Democrats on Capitol Hill quickly took note of Bush's unwillingness to offer a detailed plan for Iraq. "He came before the international community and he could have made the case for more troops, for more resources. He didn't do that," Senate Minority Leader Thomas A. Daschle (D-S.D.) said. "He hasn't presented a plan to the United Nations. He hasn't presented one to this country or to this Congress. It was a missed opportunity, and that's very disappointing."

In the view of many in attendance here, Iraq is largely a problem of Bush's making. The Security Council was deeply divided over whether to authorize military action against Iraq -- and Bush withdrew a proposed resolution before the war when it faced certain defeat. Many nations might have been willing to support a war if the administration had been willing to give U.N. weapons inspections a few more weeks, but the administration refused to alter its military timetable. The inability to find proscribed weapons after the war also hurt the administration's case.

Bush, in defending the war, argued, "Events during the past two years have set before us the clearest of divides: between those who seek order, and those who spread chaos; between those who work for peaceful change, and those who adopt the methods of gangsters."

But in two speeches that bracketed the president's address, Annan and French President Jacques Chirac suggested that it is the administration's doctrine of "preemption" -- the promise to strike against emerging threats -- that threatens to spread chaos across the globe. Both men bluntly said that the Bush administration is undermining the collective security arrangements that have governed the world since World War II.

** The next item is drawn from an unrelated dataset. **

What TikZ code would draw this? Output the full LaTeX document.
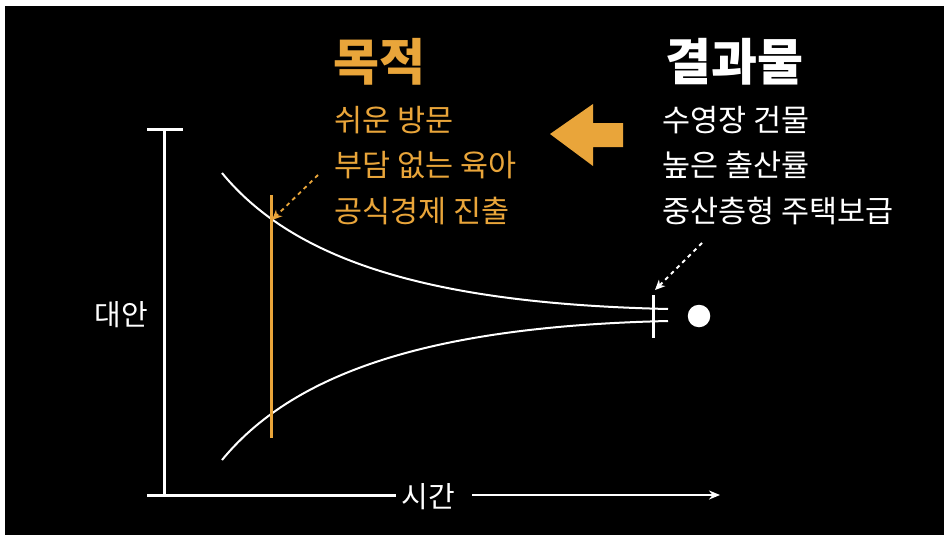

"The United Nations has just weathered one of its most serious trials in its history: respect for the [U.N.] Charter, the use of force, were at the heart of the debate," Chirac said. "The war, which was started without the authorization of the Security Council, has shaken the multilateral system."

Annan said that reserving "the right to act unilaterally or in ad hoc coalitions . . . represents a fundamental challenge to the principles on which, however imperfectly, world peace and stability have rested for the last 58 years. My concern is that if it were to be adopted, it would set precedents that resulted in a proliferation of the unilateral and lawless use of force with or without justification."

The enthusiastic reaction to those speeches in the General Assembly hall, compared to the tepid, almost perfunctory applause for Bush's presentation, underscored the difficult task ahead for the administration as it tries to build support for the nascent Iraqi government.